Gourmet Files Vasundhara Chauhan

Quantum of solace

Every cook-cum-hostess has her own method, her countdown, her to-do list.  

I am so relieved to return to my own ways. For some years, I was out of action for one reason or another and, when I got back, I succumbed to the lord and m’s long-held desire: to have a cook who could handle a dinner party alone. “Pay him what he wants, just relax and stay out of the kitchen.”

Yeah, right. I tried, and enjoyed some of the benefits. But they were limited. Each chap who has heard of lasagne sheets, who can open a bottle of mayonnaise and a can of ragout sauce, cook his own “red” sauce, knows the name of two-and-a-half curries ( paneer makhani and rogan josh with cashew paste!) and one “English pudding” (caramel custard) calls himself a “full cook” (as opposed to a dal-chawal “helper”). I then have to tolerate grey vegetables, dried-out chicken, thick, undercooked, burnt rotis, watery dal and embarrassingly small quantities; while he has the option of not tolerating any comments. This is bad enough on a daily basis but, when entertaining, I’m not prepared for the unpleasant surprises.

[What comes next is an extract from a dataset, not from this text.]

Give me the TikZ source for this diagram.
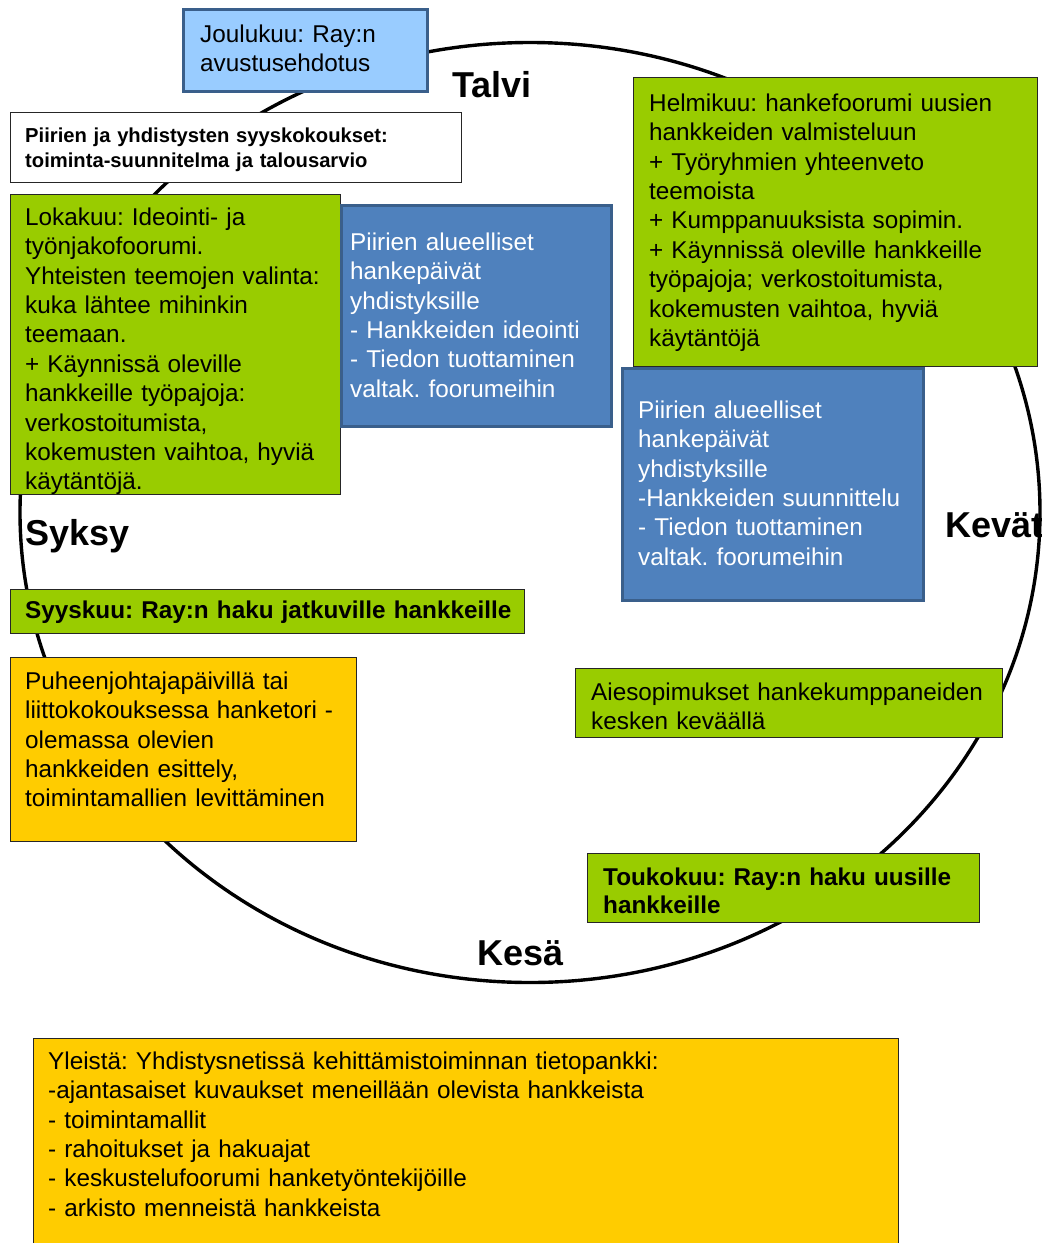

The biggest learning is this: a cook is only as good as the households he’s worked in. Since there are few homes with great tables and sparkling kitchens — and whenever one has a great meal at a friend’s it’s because the host has been slaving at the stove — I must revert to type and do the same. Neelam tells me of a friend who has a house with a grand, curving staircase. The hostess arrives late, holding a glittering handbag, click-clacks down the stairs in her stilettos, gushes, smiles and air-kisses the guests, and asks what’s for dinner. Clearly I’m not of the same league.

So I’ve given up on experiments and been enjoying my old system — over-planning and overcooking — in my new kitchen. This kitchen is, of course, a compromise with space but I’m revelling in details that had been visualised earlier: if I’m standing here, then the plug point should be there; if I’m moving left, then the kitchen roll should be there… Starting with the guest list, I have to commit everything to paper. Then the shopping, which no cook has ever been able to do. I phone Qureshi junior who might say “ aaj aapke matlab ki dasti nahin hain” or, heartlessly, “ aaj aa jaiye, bilkul bachcha hai”. Now I have the luxury of not having to run off to work. So if dinner’s on a Saturday, I shop by Thursday. On Friday morning, the cutting-chopping-grinding of masala for the meat and fish is done, so that I can cook after breakfast. And then when the curries have been moved to another counter and left to cool and absorb the flavours, I do the dessert. Never in reverse order, because I don’t want spluttering mustard seeds or drops of garlic and chilli-flavoured oil to plop with a hiss into a simmering kheer or custard. I send up thanks to Lares and Penates for the abundance of space in my very carefully-planned kitchen. Everything is transferred to oven-proof dishes and covered with foil — or if it’s a cold dessert, with cling film — and refrigerated. Dips or chutneys are done. In the evening, the larger serving dishes and seldom-used dinner plates are washed and kept on a side counter and silver polished. Linen ironed. Thank you again, L and P. On Saturday, we buy fresh vegetables and cook them, leaving for the evening only salad and roti-chawal-bread. Hot snacks, if there are any; though I’m increasingly of the view that they kill dinner.

Every cook-cum-hostess must have her own method, her countdown, her to-do list. And she — or he — could be blasé and spontaneous about it. I’m easy with impromptu stuff. But when there’s time to plan, I cook far too much; though I faintly remember a rule of so many chhatanks per person — I think it translates to some 300 gm. And I’m nervous and on edge. But the upside is that I know exactly when the snacks will show up, how much food is going to appear at the table and what it’s going to look, smell and taste like. I’d rather do without surprises. The comfort from the predictability of the outcome is worth the tension of what went before.